**GOAL:**
Write the lines out exactly as they stand, from the one containing "Give me the" through the one containing "const zip = (a: number[], b: number[])", and only those. Omit pictures.

** start **

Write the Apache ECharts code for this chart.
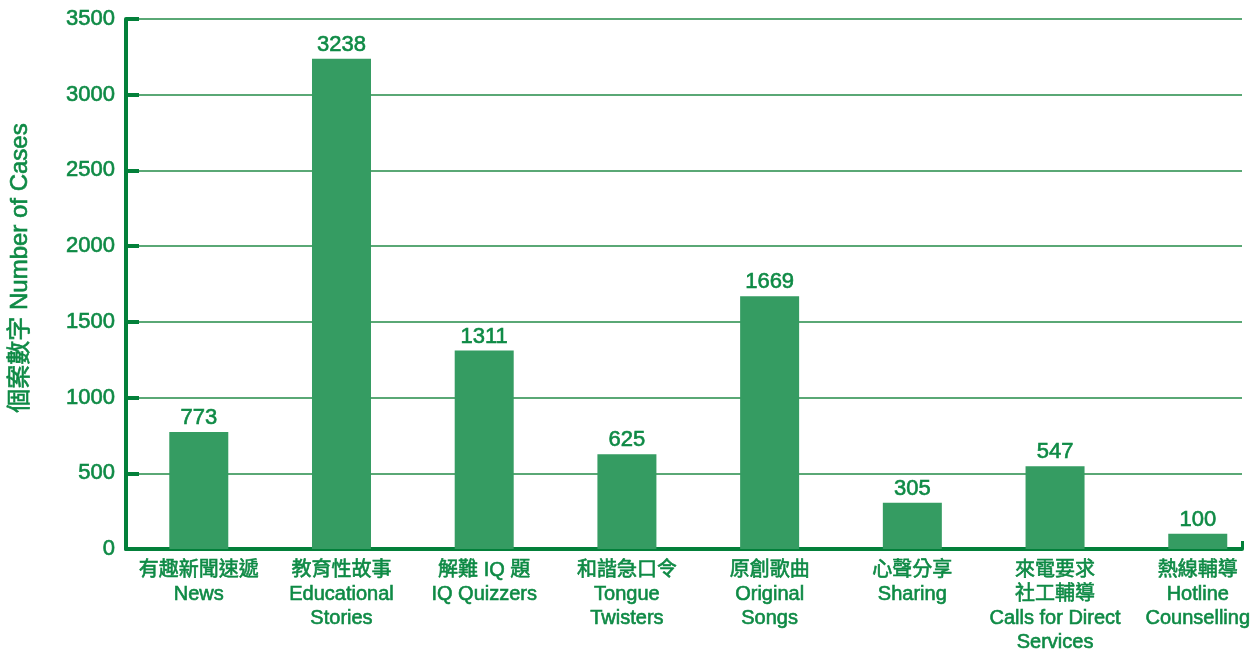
<!DOCTYPE html>
<html>
<head>
<meta charset="utf-8">
<script src="https://cdn.jsdelivr.net/npm/echarts@6/dist/echarts.min.js"></script>
<style>
  html, body { margin: 0; padding: 0; background: #ffffff; }
  #chart { width: 1260px; height: 652px; }
</style>
</head>
<body>
<div id="chart"></div>
<script>
// Programme categories (Chinese / English), one entry per bar
const categories = [
  '有趣新聞速遞\nNews',
  '教育性故事\nEducational\nStories',
  '解難 IQ 題\nIQ Quizzers',
  '和諧急口令\nTongue\nTwisters',
  '原創歌曲\nOriginal\nSongs',
  '心聲分享\nSharing',
  '來電要求\n社工輔導\nCalls for Direct\nServices',
  '熱線輔導\nHotline\nCounselling'
];
// Number of cases per category
const cases = [773, 3238, 1311, 625, 1669, 305, 547, 100];
// Value axis ticks
const yTicks = [0, 500, 1000, 1500, 2000, 2500, 3000, 3500];

const FONT = '"Liberation Sans", Arial, "Noto Sans CJK TC", sans-serif';
const TEXT = '#0e8a45';
const AXIS = '#03803a';
const GRIDLINE = '#5aa875';
const BAR = '#359c62';

// slight stroke in the text colour gives the labels their heavier look
const heavy = { textBorderColor: TEXT, textBorderWidth: 0.6 };

// category slots sit on a numeric axis so the last slot can run past the axis end
const xMin = -0.51, xMax = 7.31;
const positions = categories.map((_, i) => i);

const chart = echarts.init(document.getElementById('chart'), null, { renderer: 'canvas' });
chart.setOption({
  animation: false,
  backgroundColor: '#ffffff',
  textStyle: { fontFamily: FONT },
  grid: { left: 126, right: 18, top: 19, bottom: 103, containLabel: false, outerBoundsMode: 'none' },
  xAxis: {
    type: 'value',
    min: xMin,
    max: xMax,
    axisLine: { show: true, onZero: false, lineStyle: { color: AXIS, width: 4 } },
    axisTick: { show: true, inside: true, length: 8, customValues: [xMax], lineStyle: { color: AXIS, width: 3 } },
    splitLine: { show: false },
    axisLabel: Object.assign({
      show: true,
      customValues: positions,
      formatter: v => categories[Math.round(v)],
      color: TEXT,
      fontFamily: FONT,
      fontSize: 20,
      lineHeight: 24,
      margin: 9,
      align: 'center',
      verticalAlign: 'top'
    }, heavy)
  },
  yAxis: {
    type: 'value',
    min: yTicks[0],
    max: yTicks[yTicks.length - 1],
    interval: 500,
    name: '個案數字 Number of Cases',
    nameLocation: 'middle',
    nameGap: 94,
    nameRotate: 90,
    nameTextStyle: Object.assign({ color: TEXT, fontSize: 24, fontFamily: FONT, padding: [0, 0, 0, 32] }, heavy),
    axisLine: { show: true, onZero: false, lineStyle: { color: AXIS, width: 4 } },
    axisTick: { show: true, inside: true, length: 13, lineStyle: { color: AXIS, width: 4 } },
    splitLine: { show: true, lineStyle: { color: GRIDLINE, width: 2 } },
    axisLabel: Object.assign({ color: TEXT, fontSize: 22, fontFamily: FONT, margin: 11, formatter: v => String(v) }, heavy)
  },
  series: [{
    type: 'bar',
    barWidth: 59,
    data: positions.map((p, i) => [p, cases[i]]),
    itemStyle: { color: BAR },
    label: Object.assign({
      show: true,
      position: 'top',
      distance: 3,
      color: TEXT,
      fontSize: 22,
      fontFamily: FONT,
      formatter: p => String(p.value[1])
    }, heavy),
    z: 3
  }]
});
</script>
</body>
</html>
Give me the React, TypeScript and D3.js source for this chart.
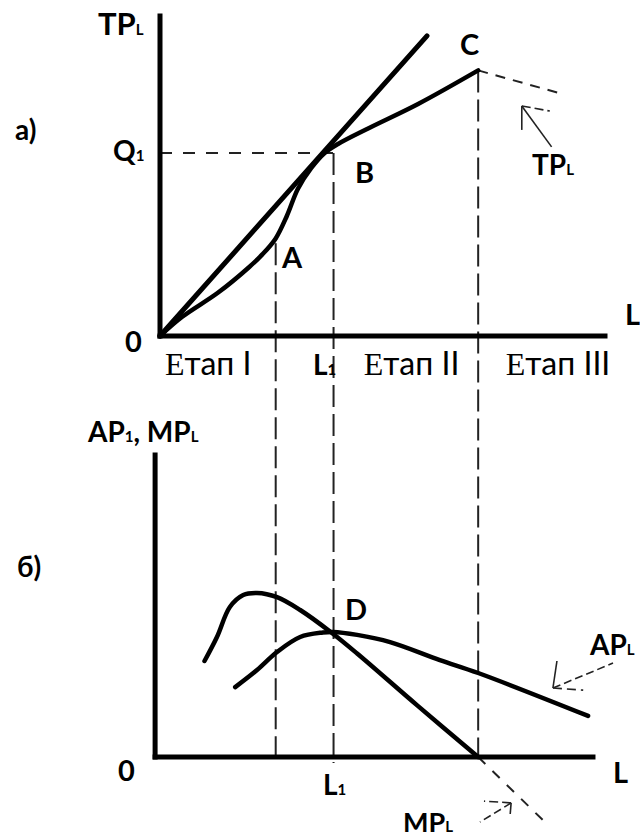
import React from "react";
import * as d3 from "d3";

// ---- data (economic units) ----
const tpL = [0, 0.5, 1.3, 2.0, 2.3, 2.6, 2.85, 3.1, 3.4, 3.7, 4.0, 4.7, 5.8, 7.15];
const tpQ = [0, 0.6, 1.35, 2.15, 2.55, 3.05, 3.75, 4.6, 5.25, 5.72, 6.0, 6.5, 7.25, 8.3];
const tpExtL = [7.15, 8.95];
const tpExtQ = [8.3, 7.6];
const rayL = [0, 6.0];
const rayQ = [0, 9.38];

const mpL = [1.0, 1.28, 1.57, 1.87, 2.18, 2.63, 3.15, 3.85, 4.43, 5.78, 7.15];
const mpV = [3.2, 4.0, 5.0, 5.4, 5.47, 5.33, 4.9, 4.15, 3.45, 1.72, 0];
const mpExtL = [7.15, 8.65];
const mpExtV = [0, -2.17];
const apL = [1.69, 2.18, 2.63, 3.15, 3.66, 3.89, 4.43, 5.17, 6.29, 7.15, 9.62];
const apV = [2.33, 2.9, 3.5, 4.0, 4.15, 4.17, 4.07, 3.83, 3.23, 2.8, 1.37];

const LA = 2.6;
const QA = 2.9;
const L1 = 3.9;
const Q1 = 5.72;
const LC = 7.15;
const QC = 8.3;

const stageLabels = ["тап I", "тап II", "тап III"];
const stageX = [0.11, 4.58, 7.77];

// annotation arrows [tipL, tipV, tailL, tailV, h1L, h1V, h2L, h2V]
const tpArrow = [8.13, 7.19, 8.8, 5.91, 8.76, 7.03, 8.13, 6.44];
const apArrow = [8.83, 2.3, 10.18, 3.13, 8.92, 3.2, 9.51, 2.23];
const mpArrow = [7.89, -1.53, 7.19, -2.17, 7.28, -1.47, 7.87, -1.9];

const x = d3.scaleLinear().domain([0, 10]).range([160, 605]);
const yT = d3.scaleLinear().domain([0, 10]).range([336, 16]);
const yB = d3.scaleLinear().domain([0, 10]).range([757, 457]);

const zip = (a: number[], b: number[]) => a.map((v, i) => [v, b[i]] as [number, number]);

const lineT = d3
  .line<[number, number]>()
  .x((d) => x(d[0]))
  .y((d) => yT(d[1]))
  .curve(d3.curveCatmullRom.alpha(0.5));
const lineB = d3
  .line<[number, number]>()
  .x((d) => x(d[0]))
  .y((d) => yB(d[1]))
  .curve(d3.curveCatmullRom.alpha(0.5));
const straightT = d3.line<[number, number]>().x((d) => x(d[0])).y((d) => yT(d[1]));
const straightB = d3.line<[number, number]>().x((d) => x(d[0])).y((d) => yB(d[1]));

const BOLD = "Lato, 'Open Sans', sans-serif";
const SERIF = "'Liberation Serif', 'DejaVu Serif', serif";

function Arrow({ a, y, dashMain, dashH1, dashH2 }: { a: number[]; y: (v: number) => number; dashMain?: string; dashH1?: string; dashH2?: string }) {
  const tx = x(a[0]), ty = y(a[1]);
  return (
    <g stroke="#222" strokeWidth={1.6} fill="none">
      <line x1={tx} y1={ty} x2={x(a[2])} y2={y(a[3])} strokeDasharray={dashMain} />
      <line x1={tx} y1={ty} x2={x(a[4])} y2={y(a[5])} strokeDasharray={dashH1} />
      <line x1={tx} y1={ty} x2={x(a[6])} y2={y(a[7])} strokeDasharray={dashH2} />
    </g>
  );
}

export default function App() {
  const tp = zip(tpL, tpQ);
  const ap = zip(apL, apV);
  const mp = zip(mpL, mpV);
  const dashV = "22,7";
  return (
    <svg width={640} height={839} style={{ position: "absolute", left: 0, top: 0, background: "#fff" }}>
      <rect width={640} height={839} fill="#fff" />
      {/* dashed guides */}
      <g stroke="#222" strokeWidth={2} fill="none">
        <line x1={x(0)} y1={yT(Q1)} x2={x(L1)} y2={yT(Q1)} strokeDasharray="12,11" />
        <line x1={x(LA)} y1={yT(QA)} x2={x(LA)} y2={yB(0)} strokeDasharray={dashV} />
        <line x1={x(L1)} y1={yT(Q1)} x2={x(L1)} y2={yB(-0.2)} strokeDasharray={dashV} />
        <line x1={x(LC)} y1={yT(QC)} x2={x(LC)} y2={yB(0)} strokeDasharray={dashV} />
        <path d={straightT(zip(tpExtL, tpExtQ)) || ""} strokeDasharray="10,8" />
        <path d={straightB(zip(mpExtL, mpExtV)) || ""} strokeDasharray="10,10" />
      </g>
      {/* axes */}
      <g stroke="#000" strokeWidth={5} fill="none" strokeLinecap="square">
        <line x1={x(0)} y1={yT(10)} x2={x(0)} y2={yT(0)} />
        <line x1={x(0)} y1={yT(0)} x2={x(10)} y2={yT(0)} />
        <line x1={x(-0.11)} y1={yB(10.07)} x2={x(-0.11)} y2={yB(0)} />
        <line x1={x(-0.11)} y1={yB(0)} x2={x(9.73)} y2={yB(0)} />
      </g>
      {/* curves */}
      <g stroke="#000" fill="none" strokeLinecap="round" strokeLinejoin="round">
        <path d={straightT(zip(rayL, rayQ)) || ""} strokeWidth={5} />
        <path d={lineT(tp) || ""} strokeWidth={4.5} />
        <path d={lineB(mp) || ""} strokeWidth={4.5} />
        <path d={lineB(ap) || ""} strokeWidth={4.5} />
      </g>
      {/* arrows */}
      <Arrow a={tpArrow} y={yT} dashH1="9,4" />
      <Arrow a={apArrow} y={yB} dashMain="8,4" dashH2="9,5" />
      <Arrow a={mpArrow} y={yB} dashMain="8,4" dashH1="9,4" />
      {/* labels */}
      <g fontFamily={BOLD} fontWeight={700} fill="#000">
        <text x={98} y={35} fontSize={31}>TP<tspan fontSize={15}>L</tspan></text>
        <text x={15} y={140} fontSize={28}>a)</text>
        <text x={113} y={161} fontSize={28}>Q<tspan fontSize={15}>1</tspan></text>
        <text x={125} y={352} fontSize={29}>0</text>
        <text x={282} y={268} fontSize={29}>A</text>
        <text x={355} y={183} fontSize={29}>B</text>
        <text x={460} y={55} fontSize={29}>C</text>
        <text x={532} y={175} fontSize={28}>TP<tspan fontSize={15}>L</tspan></text>
        <text x={625} y={325} fontSize={29}>L</text>
        <text x={313} y={375} fontSize={28}>L<tspan fontSize={15}>1</tspan></text>
        <text x={88} y={442} fontSize={28}>AP<tspan fontSize={15}>1</tspan>, MP<tspan fontSize={15}>L</tspan></text>
        <text x={17} y={577} fontSize={28}>б)</text>
        <text x={118} y={781} fontSize={29}>0</text>
        <text x={323} y={795} fontSize={28}>L<tspan fontSize={15}>1</tspan></text>
        <text x={613} y={783} fontSize={29}>L</text>
        <text x={345} y={620} fontSize={29}>D</text>
        <text x={590} y={655} fontSize={28}>AP<tspan fontSize={15}>L</tspan></text>
        <text x={403} y={832} fontSize={27}>MP<tspan fontSize={15}>L</tspan></text>
      </g>
      <g fill="#000">
        {stageLabels.map((s, i) => (
          <text key={s} x={x(stageX[i]) } y={375} fontSize={32}>
            <tspan fontFamily={SERIF}>Е</tspan>
            <tspan fontFamily="Lato, sans-serif">{s}</tspan>
          </text>
        ))}
      </g>
    </svg>
  );
}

** end **

**EXERCISE RESPONSE:**
Give me the React, TypeScript and D3.js source for this chart.
import React from "react";
import * as d3 from "d3";

// ---- data (economic units) ----
const tpL = [0, 0.5, 1.3, 2.0, 2.3, 2.6, 2.85, 3.1, 3.4, 3.7, 4.0, 4.7, 5.8, 7.15];
const tpQ = [0, 0.6, 1.35, 2.15, 2.55, 3.05, 3.75, 4.6, 5.25, 5.72, 6.0, 6.5, 7.25, 8.3];
const tpExtL = [7.15, 8.95];
const tpExtQ = [8.3, 7.6];
const rayL = [0, 6.0];
const rayQ = [0, 9.38];

const mpL = [1.0, 1.28, 1.57, 1.87, 2.18, 2.63, 3.15, 3.85, 4.43, 5.78, 7.15];
const mpV = [3.2, 4.0, 5.0, 5.4, 5.47, 5.33, 4.9, 4.15, 3.45, 1.72, 0];
const mpExtL = [7.15, 8.65];
const mpExtV = [0, -2.17];
const apL = [1.69, 2.18, 2.63, 3.15, 3.66, 3.89, 4.43, 5.17, 6.29, 7.15, 9.62];
const apV = [2.33, 2.9, 3.5, 4.0, 4.15, 4.17, 4.07, 3.83, 3.23, 2.8, 1.37];

const LA = 2.6;
const QA = 2.9;
const L1 = 3.9;
const Q1 = 5.72;
const LC = 7.15;
const QC = 8.3;

const stageLabels = ["тап I", "тап II", "тап III"];
const stageX = [0.11, 4.58, 7.77];

// annotation arrows [tipL, tipV, tailL, tailV, h1L, h1V, h2L, h2V]
const tpArrow = [8.13, 7.19, 8.8, 5.91, 8.76, 7.03, 8.13, 6.44];
const apArrow = [8.83, 2.3, 10.18, 3.13, 8.92, 3.2, 9.51, 2.23];
const mpArrow = [7.89, -1.53, 7.19, -2.17, 7.28, -1.47, 7.87, -1.9];

const x = d3.scaleLinear().domain([0, 10]).range([160, 605]);
const yT = d3.scaleLinear().domain([0, 10]).range([336, 16]);
const yB = d3.scaleLinear().domain([0, 10]).range([757, 457]);

const zip = (a: number[], b: number[]) => a.map((v, i) => [v, b[i]] as [number, number]);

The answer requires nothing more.